%%

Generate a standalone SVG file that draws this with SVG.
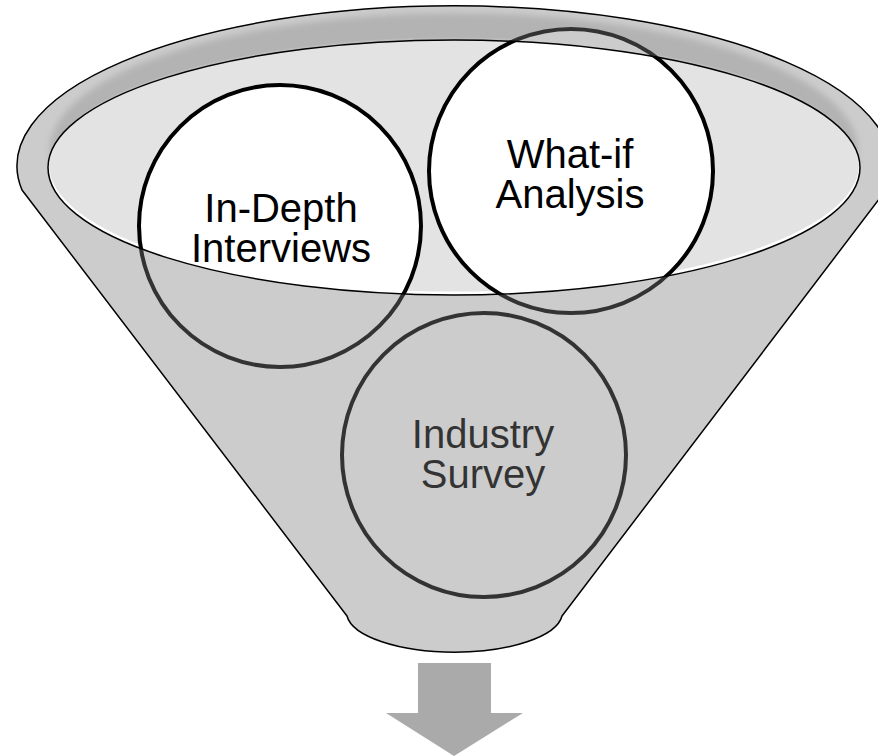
<svg xmlns="http://www.w3.org/2000/svg" width="878" height="756" viewBox="0 0 878 756">
  <defs>
    <filter id="soft" x="-10%" y="-20%" width="120%" height="140%">
      <feGaussianBlur stdDeviation="3"/>
    </filter>
    <style>
      .ring { fill: #ffffff; stroke: #000000; stroke-width: 4; }
      .label { font-family: "Liberation Sans", Arial, sans-serif; font-size: 40px; fill: #000000; text-anchor: middle; }
      .outline { fill: none; stroke: #000000; stroke-width: 1.5; stroke-linejoin: round; }
    </style>
  </defs>

  <!-- back of the funnel: mouth shading and opening -->
  <g id="funnel-back">
    <ellipse cx="454" cy="150" rx="404" ry="137" fill="#d6d6d6" filter="url(#soft)"/>
    <ellipse cx="454" cy="167.5" rx="406" ry="127.5" fill="#ffffff"/>
    <ellipse cx="454" cy="164.5" rx="405" ry="127" fill="#e3e3e3"/>
  </g>

  <g id="node-in-depth">
    <circle class="ring" cx="280" cy="226" r="141"/>
    <text class="label" x="281" y="222">In-Depth</text>
    <text class="label" x="281" y="262">Interviews</text>
  </g>

  <g id="node-what-if">
    <circle class="ring" cx="571" cy="171" r="142"/>
    <text class="label" x="570" y="168">What-if</text>
    <text class="label" x="570" y="208">Analysis</text>
  </g>

  <g id="node-industry-survey">
    <circle class="ring" cx="484" cy="455" r="142"/>
    <text class="label" x="483" y="448">Industry</text>
    <text class="label" x="483" y="488">Survey</text>
  </g>

  <!-- translucent front of the funnel, with the mouth left open -->
  <g id="funnel-front">
    <path fill="#808080" fill-opacity="0.4" fill-rule="evenodd"
          d="M 22,190 A 437 160 0 1 1 886,190 L 562,616 A 108 40 0 0 1 347,616 Z
             M 48,167.5 A 406 127.5 0 1 0 860,167.5 A 406 127.5 0 1 0 48,167.5 Z"/>
    <path class="outline" d="M 22,190 A 437 160 0 1 1 886,190 L 562,616 A 108 40 0 0 1 347,616 Z"/>
    <ellipse class="outline" cx="454" cy="167.5" rx="406" ry="127.5"/>
  </g>

  <g id="connectors">
    <polygon fill="#aaaaaa" points="418,663 491,663 491,713 523,713 454,756 386,713 418,713"/>
  </g>
</svg>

%%

* The task *
Print out the lines exactly, skipping any picture.

* Output for this exercise *
Generate a standalone SVG file that draws this with SVG.
<svg xmlns="http://www.w3.org/2000/svg" width="878" height="756" viewBox="0 0 878 756">
  <defs>
    <filter id="soft" x="-10%" y="-20%" width="120%" height="140%">
      <feGaussianBlur stdDeviation="3"/>
    </filter>
    <style>
      .ring { fill: #ffffff; stroke: #000000; stroke-width: 4; }
      .label { font-family: "Liberation Sans", Arial, sans-serif; font-size: 40px; fill: #000000; text-anchor: middle; }
      .outline { fill: none; stroke: #000000; stroke-width: 1.5; stroke-linejoin: round; }
    </style>
  </defs>

  <!-- back of the funnel: mouth shading and opening -->
  <g id="funnel-back">
    <ellipse cx="454" cy="150" rx="404" ry="137" fill="#d6d6d6" filter="url(#soft)"/>
    <ellipse cx="454" cy="167.5" rx="406" ry="127.5" fill="#ffffff"/>
    <ellipse cx="454" cy="164.5" rx="405" ry="127" fill="#e3e3e3"/>
  </g>

  <g id="node-in-depth">
    <circle class="ring" cx="280" cy="226" r="141"/>
    <text class="label" x="281" y="222">In-Depth</text>
    <text class="label" x="281" y="262">Interviews</text>
  </g>

  <g id="node-what-if">
    <circle class="ring" cx="571" cy="171" r="142"/>
    <text class="label" x="570" y="168">What-if</text>
    <text class="label" x="570" y="208">Analysis</text>
  </g>

  <g id="node-industry-survey">
    <circle class="ring" cx="484" cy="455" r="142"/>
    <text class="label" x="483" y="448">Industry</text>
    <text class="label" x="483" y="488">Survey</text>
  </g>

  <!-- translucent front of the funnel, with the mouth left open -->
  <g id="funnel-front">
    <path fill="#808080" fill-opacity="0.4" fill-rule="evenodd"
          d="M 22,190 A 437 160 0 1 1 886,190 L 562,616 A 108 40 0 0 1 347,616 Z
             M 48,167.5 A 406 127.5 0 1 0 860,167.5 A 406 127.5 0 1 0 48,167.5 Z"/>
    <path class="outline" d="M 22,190 A 437 160 0 1 1 886,190 L 562,616 A 108 40 0 0 1 347,616 Z"/>
    <ellipse class="outline" cx="454" cy="167.5" rx="406" ry="127.5"/>
  </g>

  <g id="connectors">
    <polygon fill="#aaaaaa" points="418,663 491,663 491,713 523,713 454,756 386,713 418,713"/>
  </g>
</svg>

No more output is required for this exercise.